L’une d’elles, qui refusait d’appliquer les usages, a vu son amende de 8000 francs et son exclusion des marchés publics pendant un an confirmées par le Tribunal fédéral. Les juges de Mon-Repos estiment, contrairement à ce qu’avançait la recourante – à l’instar de la droite genevoise – qu’imposer les mêmes règles à toutes les crèches ne constitue pas une distorsion de concurrence en faveur de celles qui sont subventionnées. Ils rappellent que ces dernières ont davantage de contraintes, puisqu’elles ne peuvent pas fixer leurs tarifs librement mais en fonction des revenus des parents, et qu’elles ont aussi le devoir d’accueillir les enfants avec des besoins spécifiques. 
Le TF considère qu’il y a un intérêt public à garantir aux travailleurs et aux travailleuses du secteur de la petite enfance des conditions plus favorables que le salaire minimum genevois, afin d’éviter la sous-enchère salariale et d’assurer la qualité de la prise en charge des enfants. L’arrêt du TF, rendu début avril, est tombé à pic pour apporter de l’eau au moulin du comité référendaire.
«Ces crèches qui ne veulent pas appliquer les usages ne veulent pas non plus être subventionnées, ajoute Davide De Filippo, car elles ne veulent pas avoir à rendre de comptes et préfèrent pouvoir sélectionner leurs clients. Elles ne sont pas dans une logique de service public.»

Ne pas dévaloriser la profession
La gauche et les syndicats contestent l’argument selon lequel une dérogation aux usages permettrait de créer plus de places de crèches. «Il y a un manque de personnel qualifié dans la petite enfance et dévaloriser cette profession ne la rendra pas plus attractive, au contraire !»
Pour Amanda Ojalvo, membre du comité référendaire, conseillère municipale socialiste en ville de Genève et éducatrice, la difficulté à recruter du personnel dans ce secteur est une réalité: «C'est un métier formidable, mais extrêmement exigeant.
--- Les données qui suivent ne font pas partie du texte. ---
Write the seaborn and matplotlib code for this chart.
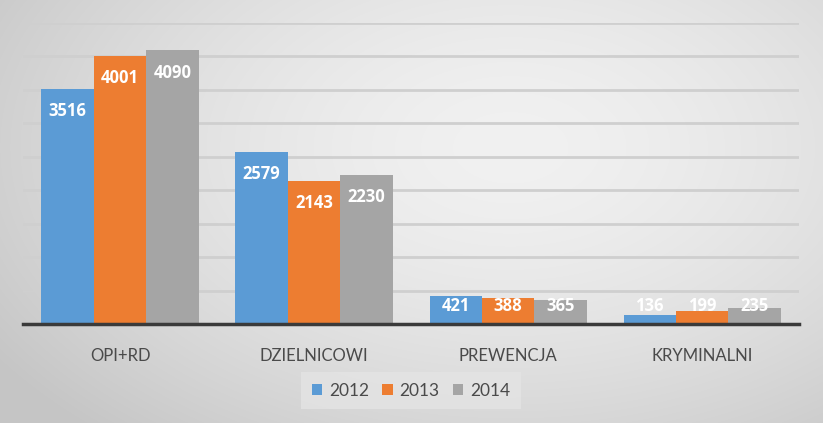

Nous avons à charge des enfants en bas âge qui demandent une attention de tous les instants. Cela nécessite beaucoup de connaissances théoriques et pratiques. Notre travail ne se limite pas à dorloter des enfants et à changer des couches, loin de là. En plus, il n’y a pas beaucoup de débouchés professionnels.»
Alors que les partisans du changement de loi brandissent la menace de la fermeture de crèches privées qui seraient étranglées par les usages salariaux en vigueur, le camp référendaire rétorque que ces structures pratiquent des prix inaccessibles à la plupart des familles du canton, et doute qu’elles diminuent leurs tarifs en cas de victoire dans les urnes. De plus, les opposants craignent que déroger à ces usages ne crée un précédent de dérégulation dangereux pour l’ensemble de l’économie.